• **Goal**:
Select every line below containing the word "script".

- - - - -

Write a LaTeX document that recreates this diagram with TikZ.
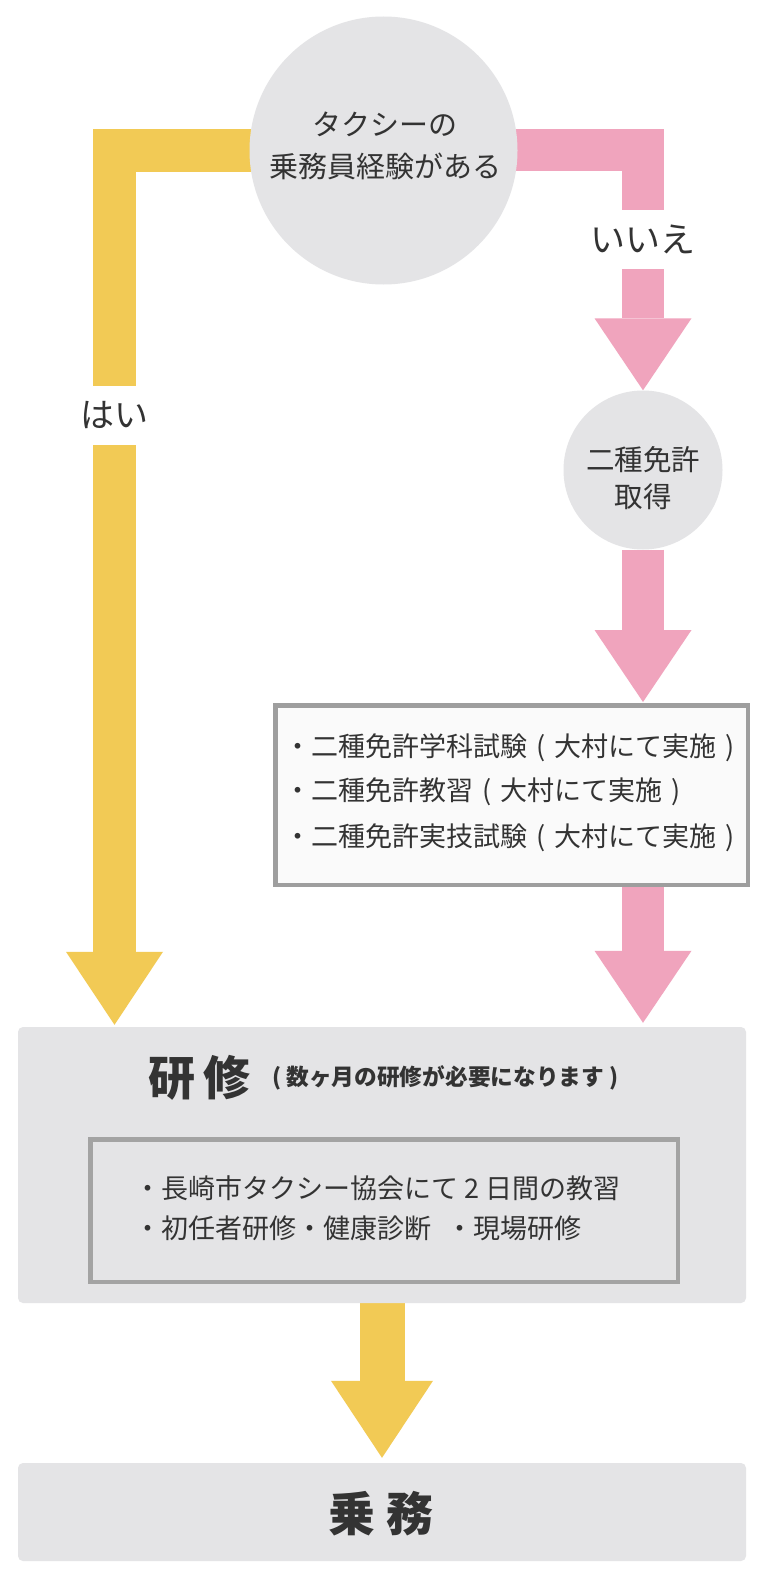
\documentclass[tikz,border=0pt]{standalone}
\usepackage{fontspec}
\setmainfont{Noto Sans CJK JP}
\usetikzlibrary{arrows.meta,calc}
\definecolor{cY}{HTML}{F2CA55}
\definecolor{cP}{HTML}{F0A4BD}
\definecolor{cG}{HTML}{E4E4E6}
\definecolor{cB}{HTML}{9E9E9E}
\definecolor{cBB}{HTML}{A3A3A3}
\definecolor{cT}{HTML}{333333}
\definecolor{cL}{HTML}{FAFAFA}
\pgfdeclarelayer{bg}
\pgfsetlayers{bg,main}
\newcommand{\fsz}[2]{\fontsize{#1}{#2}\selectfont}
\newcommand{\gp}{\hspace{9pt}}
\tikzset{
  txt/.style={inner sep=0pt, text=cT},
  lab/.style={inner sep=0pt, text=cT, fill=white, minimum height=59pt},
  disc/.style={circle, fill=cG, inner sep=0pt},
  panel/.style={rectangle, fill=cG, rounded corners=5pt, inner sep=0pt},
  framebox/.style={rectangle, line width=4.5pt, inner sep=0pt},
  ybar/.style={draw=cY, line width=43pt, -{Triangle[length=73pt,width=97pt,line width=0pt]}},
  pbar/.style={draw=cP, line width=42pt, -{Triangle[length=72pt,width=97pt,line width=0pt]}},
  ybarb/.style={draw=cY, line width=45pt, -{Triangle[length=77pt,width=102pt,line width=0pt]}},
}
\begin{document}
\begin{tikzpicture}[x=1pt,y=-1pt]
\begin{pgfonlayer}{bg}
\fill[white] (0,0) rectangle (767,1581);
\end{pgfonlayer}
\useasboundingbox (0,0) rectangle (767,1581);

% nodes
\node[disc, minimum size=268pt] (q) at (383.5,150.5) {};
\node[txt, font=\fsz{29pt}{42pt}, align=center] (qt) at (385,146) {タクシーの\\乗務員経験がある};

\node[disc, minimum size=159pt] (lic) at (643,470) {};
\node[txt, font=\fsz{28.5pt}{37pt}, align=center] (lict) at (643,478.5) {二種免許\\取得};

\node[framebox, fill=cL, draw=cB, minimum width=472.5pt, minimum height=179.5pt] (list) at (511.5,795) {};
\node[txt, font=\fsz{27pt}{27pt}, anchor=west] (l1) at (284,748) {・二種免許学科試験\gp(\gp 大村にて実施\gp)};
\node[txt, font=\fsz{27pt}{27pt}, anchor=west] (l2) at (284,792) {・二種免許教習\gp(\gp 大村にて実施\gp)};
\node[txt, font=\fsz{27pt}{27pt}, anchor=west] (l3) at (284,838) {・二種免許実技試験\gp(\gp 大村にて実施\gp)};

\node[panel, minimum width=728pt, minimum height=276pt] (training) at (382,1165) {};
\node[txt, font={\bfseries\fsz{47pt}{47pt}}, anchor=west] (tt) at (148,1078) {研\hspace{8pt}修};
\node[txt, font={\bfseries\fsz{22.7pt}{23pt}}, anchor=west] (ts) at (272,1078) {( 数ヶ月の研修が必要になります )};
\node[framebox, fill=cG, draw=cBB, minimum width=587.5pt, minimum height=142.5pt] (inner) at (384,1210.5) {};
\node[txt, font=\fsz{27pt}{27pt}, anchor=west] (i1) at (134,1188) {・長崎市タクシー協会にて 2 日間の教習};
\node[txt, font=\fsz{27pt}{27pt}, anchor=west] (i2) at (134,1228) {・初任者研修・健康診断\hspace{15pt}・現場研修};

\node[panel, minimum width=728pt, minimum height=98pt] (final) at (382,1512) {};
\node[txt, font={\bfseries\fsz{47pt}{47pt}}] (ft) at (381,1514) {乗\hspace{11pt}務};

\coordinate (ycx) at (114.5,0);

% connectors
\begin{pgfonlayer}{bg}
\draw[ybar, shorten >=2pt] (q.center) -| (training.north -| ycx);
\draw[pbar] (q.center) -| (lic.north);
\draw[pbar, shorten >=1pt] (lic.south) -- (list.north -| lic.south);
\draw[pbar, shorten >=4pt] (list.south -| lic.south) -- (training.north -| lic.south);
\draw[ybarb, shorten >=5pt] (training.south) -- (final.north);
\end{pgfonlayer}

\node[lab, font=\fsz{34pt}{34pt}] (hai) at (114.5,415.5) {はい};
\node[lab, font=\fsz{35pt}{35pt}] (iie) at (643,239.5) {いいえ};
\end{tikzpicture}
\end{document}
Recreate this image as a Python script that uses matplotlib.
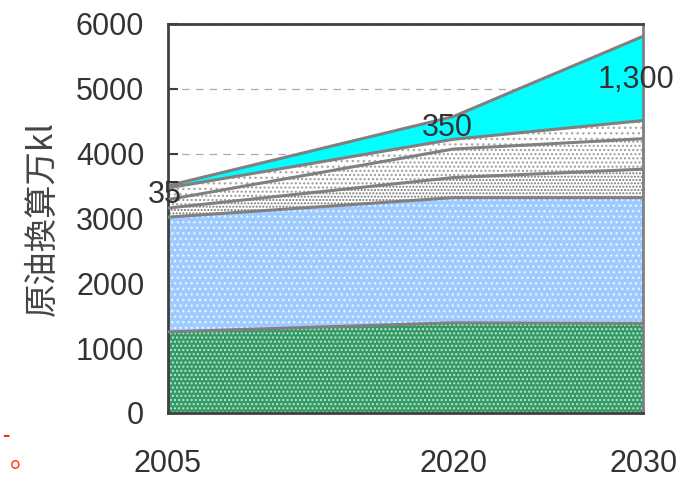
import numpy as np
import matplotlib.pyplot as plt

plt.rcParams['font.family'] = ['Liberation Sans', 'Noto Sans CJK JP', 'DejaVu Sans']
plt.rcParams['hatch.linewidth'] = 1.0

years = [2005, 2020, 2030]
green = [1250, 1390, 1380]
blue = [1770, 1930, 1940]
dense = [140, 310, 440]
medium = [130, 440, 470]
sparse = [180, 150, 280]
cyan = [35, 350, 1300]
cyan_labels = ['35', '350', '1,300']

layers = [green, blue, dense, medium, sparse, cyan]
faces = ['#339966', '#9ecbff', 'white', 'white', 'white', '#00ffff']
hatches = ['....', '...', '.....', '....', '...', None]
hatch_cols = ['#bfe6cc', '#e6f2ff', '#777777', '#999999', '#aaaaaa', '#00ffff']

TXT = '#333333'
FS = 22

fig = plt.figure(figsize=(6.77, 4.79), dpi=100)
ax = fig.add_axes([0.248, 0.138, 0.702, 0.812])

tops = np.cumsum(np.array(layers), axis=0)
bottom = np.zeros(len(years))
for i, top in enumerate(tops):
    ax.fill_between(years, bottom, top, facecolor=faces[i], hatch=hatches[i],
                    edgecolor=hatch_cols[i], linewidth=0, zorder=2)
    ax.plot(years, top, color='#808080', lw=2.2, zorder=3)
    bottom = top

ax.set_xlim(2005, 2030)
ax.set_ylim(0, 6000)
ax.set_yticks(range(0, 6001, 1000))
ax.set_xticks(years)
ax.yaxis.grid(True, linestyle=(0, (6, 5)), color='#aaaaaa', lw=0.9, zorder=1)
ax.set_axisbelow(True)

ax.tick_params(axis='y', direction='in', length=7, width=1.5, color='#404040',
               labelsize=FS, labelcolor=TXT, pad=17)
ax.tick_params(axis='x', direction='in', length=7, width=1, color='#404040',
               labelsize=FS, labelcolor=TXT, pad=26)
for s in ['left', 'bottom', 'top']:
    ax.spines[s].set_color('#404040')
    ax.spines[s].set_linewidth(2)
ax.spines['right'].set_color('#808080')
ax.spines['right'].set_linewidth(2)

ax.set_ylabel('原油換算万kl', fontsize=24, color='#444444', labelpad=12,
              family=['Noto Sans CJK JP', 'DejaVu Sans'])

label_pos = [(2004.85, 3360), (2019.7, 4400), (2029.6, 5140)]
for (x, y), t in zip(label_pos, cyan_labels):
    ax.text(x, y, t, ha='center', va='center', fontsize=FS, color=TXT, zorder=5)

fig.text(0.003, 0.08, '-', color='#ff3300', fontsize=16, fontweight='bold')
fig.text(0.014, 0.025, '。', color='#ff3300', fontsize=20,
         family=['Noto Sans CJK JP', 'DejaVu Sans'])

fig.savefig('out.png', dpi=100)
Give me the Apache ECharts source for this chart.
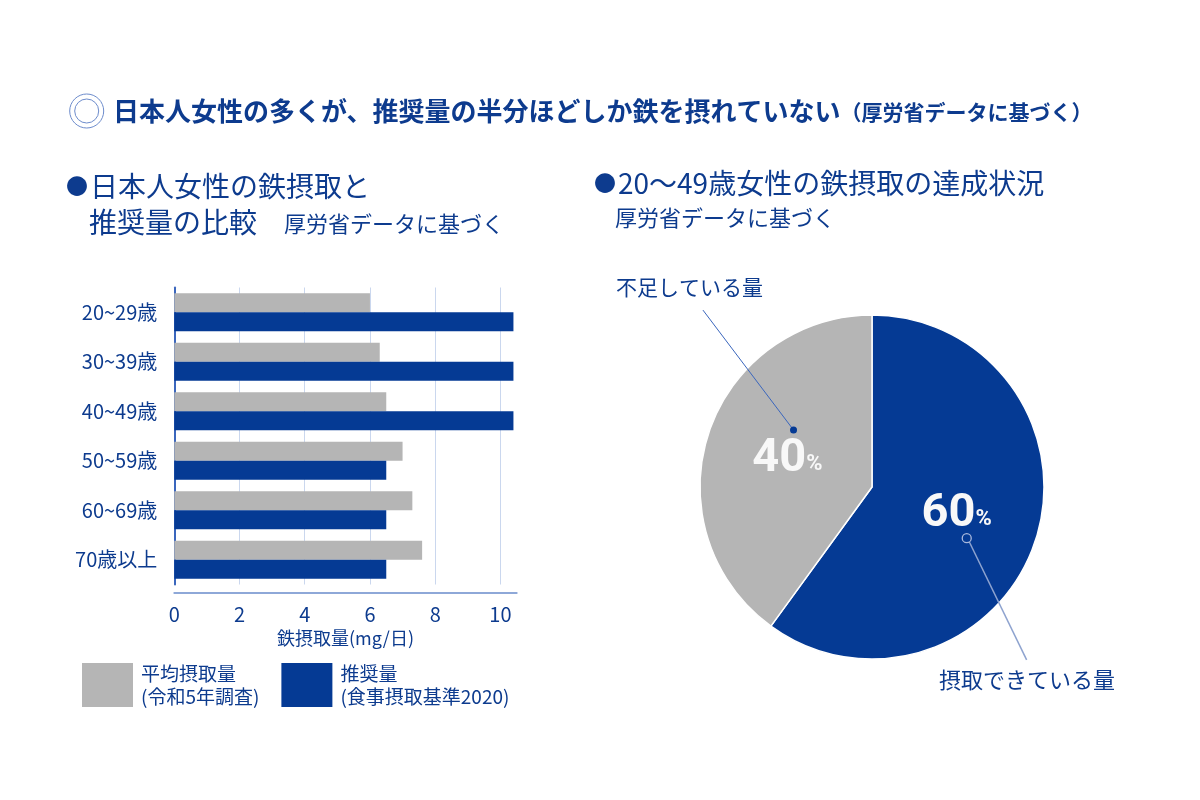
<!DOCTYPE html>
<html>
<head>
<meta charset="UTF-8">
<title>鉄摂取の比較</title>
<style type="text/css">
html, body {
	margin: 0;
	padding: 0;
	background: #ffffff;
}
#main {
	width: 1200px;
	height: 800px;
}
</style>
</head>
<body>
	<div id="main"></div>
</body>
<script type="text/javascript" src="https://cdn.jsdelivr.net/npm/echarts@6/dist/echarts.min.js"></script>
<script type="text/javascript">
	// 棒グラフのデータ
	var ageGroups = [ "20~29歳", "30~39歳", "40~49歳", "50~59歳", "60~69歳", "70歳以上" ];
	var avgIntake = [ 6.0, 6.3, 6.5, 7.0, 7.3, 7.6 ];
	var recommended = [ 10.4, 10.4, 10.4, 6.5, 6.5, 6.5 ];
	var xMin = 0;
	var xMax = 10.5;
	var xStep = 2;

	// 円グラフのデータ
	var pieNames = [ "摂取できている量", "不足している量" ];
	var pieValues = [ 60, 40 ];

	var BLUE = "#053a94";
	var GREY = "#b5b5b5";
	var TEXT = "#0d3b8e";
	var FONT = "Noto Sans CJK JP";

	// 円の位置（注釈線の計算にも使う）
	var pieCx = 872, pieCy = 487, pieR = 172;
	function polar(deg, r) {
		var a = deg * Math.PI / 180;
		return [ pieCx + r * Math.sin(a), pieCy - r * Math.cos(a) ];
	}
	var dotGrey = polar(306, 97);
	var endGrey = polar(316.3, 244.7);
	var dotBlue = polar(118.4, 107.7);
	var endBlue = polar(138.2, 232);

	var chart = echarts.init(document.getElementById("main"));

	// 見出しの書式
	var bullet = { fontSize: 22, color: TEXT, fontFamily: FONT, fontWeight: "normal", padding: [ 0, 2, 0, 0 ] };
	var head = { fontSize: 28, color: TEXT, fontFamily: FONT, fontWeight: "normal" };
	var note = { fontSize: 22, color: TEXT, fontFamily: FONT, fontWeight: "normal" };

	var option = {
		backgroundColor: "#ffffff",
		textStyle: { fontFamily: FONT },
		animation: false,
		title: [ {
			left: 113,
			top: 98,
			padding: 0,
			text: "{a|日本人女性の多くが、推奨量の半分ほどしか鉄を摂れていない}{b|（厚労省データに基づく）}",
			textStyle: {
				rich: {
					a: { fontSize: 26, fontWeight: "bold", color: TEXT, fontFamily: FONT },
					b: { fontSize: 21, fontWeight: "bold", color: TEXT, fontFamily: FONT, padding: [ 3, 0, 0, 0 ] }
				}
			}
		}, {
			left: 66,
			top: 172,
			padding: 0,
			text: "{c|●}{a|日本人女性の鉄摂取と}",
			textStyle: { rich: { c: bullet, a: head } }
		}, {
			left: 89,
			top: 208,
			padding: 0,
			text: "{a|推奨量の比較}{b|厚労省データに基づく}",
			textStyle: {
				rich: {
					a: head,
					b: { fontSize: 22, color: TEXT, fontFamily: FONT, fontWeight: "normal", padding: [ 4, 0, 0, 27 ] }
				}
			}
		}, {
			left: 594,
			top: 169,
			padding: 0,
			text: "{c|●}{a|20〜49歳女性の鉄摂取の達成状況}",
			textStyle: { rich: { c: bullet, a: head } }
		}, {
			left: 615,
			top: 207,
			padding: 0,
			text: "{b|厚労省データに基づく}",
			textStyle: { rich: { b: note } }
		} ],
		legend: {
			left: 82,
			top: 662,
			padding: 0,
			icon: "rect",
			itemWidth: 51,
			itemHeight: 44,
			itemGap: 22,
			data: [ "平均摂取量", "推奨量" ],
			formatter: function(name) {
				return name == "平均摂取量" ? "平均摂取量\n(令和5年調査)" : "推奨量\n(食事摂取基準2020)";
			},
			textStyle: { fontSize: 19, lineHeight: 23, color: TEXT, fontFamily: FONT, padding: [ 0, 0, 0, 3 ] }
		},
		grid: {
			left: 174.3,
			width: 342.4,
			top: 287.5,
			height: 297,
			containLabel: false
		},
		xAxis: {
			type: "value",
			min: xMin,
			max: xMax,
			interval: xStep,
			offset: 8.5,
			name: "鉄摂取量(mg/日)",
			nameLocation: "middle",
			nameGap: 36,
			nameTextStyle: { fontSize: 18, color: TEXT, fontFamily: FONT },
			axisLine: { show: true, lineStyle: { color: "#8ea8d8", width: 2 } },
			axisTick: { show: false },
			axisLabel: { fontSize: 20, color: TEXT, margin: 11, showMaxLabel: false, fontFamily: FONT },
			splitLine: { show: true, showMaxLine: false, lineStyle: { color: "#cad7ee", width: 1 } }
		},
		yAxis: {
			type: "category",
			inverse: true,
			data: ageGroups,
			axisLine: { show: true, lineStyle: { color: "#3a66bd", width: 2 } },
			axisTick: { show: false },
			axisLabel: { fontSize: 20, color: TEXT, margin: 17, fontFamily: FONT }
		},
		series: [ {
			name: "平均摂取量",
			type: "bar",
			data: avgIntake,
			barWidth: 19,
			barGap: "0%",
			itemStyle: { color: GREY }
		}, {
			name: "推奨量",
			type: "bar",
			data: recommended,
			barWidth: 19,
			barGap: "0%",
			itemStyle: { color: BLUE }
		}, {
			name: "鉄摂取の達成状況",
			type: "pie",
			center: [ pieCx, pieCy ],
			radius: pieR,
			startAngle: 90,
			clockwise: true,
			data: [ {
				name: pieNames[0],
				value: pieValues[0],
				itemStyle: { color: BLUE }
			}, {
				name: pieNames[1],
				value: pieValues[1],
				itemStyle: { color: GREY }
			} ],
			itemStyle: { borderColor: "#ffffff", borderWidth: 1.5 },
			label: {
				show: true,
				position: "inside",
				formatter: "{n|{c}}{p|%}",
				rich: {
					n: { fontSize: 47, fontWeight: "bold", color: "#f8f8f8", fontFamily: "Roboto" },
					p: { fontSize: 22, fontWeight: "bold", color: "#f8f8f8", fontFamily: "Roboto", padding: [ 10, 0, 0, 0 ] }
				}
			},
			labelLine: { show: false },
			emphasis: { disabled: true }
		} ],
		graphic: [ {
			type: "circle",
			shape: { cx: 86.7, cy: 111, r: 17 },
			style: { fill: "none", stroke: "#6d8ccc", lineWidth: 1 }
		}, {
			type: "circle",
			shape: { cx: 86.7, cy: 111, r: 12 },
			style: { fill: "none", stroke: "#6d8ccc", lineWidth: 1 }
		}, {
			type: "line",
			shape: { x1: dotGrey[0], y1: dotGrey[1], x2: endGrey[0], y2: endGrey[1] },
			style: { stroke: "#3a66bd", lineWidth: 1 },
			z: 10
		}, {
			type: "circle",
			shape: { cx: dotGrey[0], cy: dotGrey[1], r: 3.5 },
			style: { fill: BLUE },
			z: 11
		}, {
			type: "line",
			shape: { x1: dotBlue[0] + 2.5, y1: dotBlue[1] + 3.5, x2: endBlue[0], y2: endBlue[1] },
			style: { stroke: "#8ea3cf", lineWidth: 1.5 },
			z: 10
		}, {
			type: "circle",
			shape: { cx: dotBlue[0], cy: dotBlue[1], r: 4.5 },
			style: { fill: BLUE, stroke: "#a9b8dc", lineWidth: 1.3 },
			z: 11
		}, {
			type: "text",
			left: 616,
			top: 277,
			style: { text: pieNames[1], fontSize: 21, fill: TEXT, fontFamily: FONT },
			z: 11
		}, {
			type: "text",
			left: 939,
			top: 669,
			style: { text: pieNames[0], fontSize: 22, fill: TEXT, fontFamily: FONT },
			z: 11
		} ]
	};

	chart.setOption(option);
</script>
</html>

- - - - -

• **Expected output**:
Recreate this image as a Python script that uses matplotlib.
<script type="text/javascript" src="https://cdn.jsdelivr.net/npm/echarts@6/dist/echarts.min.js"></script>
<script type="text/javascript">
</script>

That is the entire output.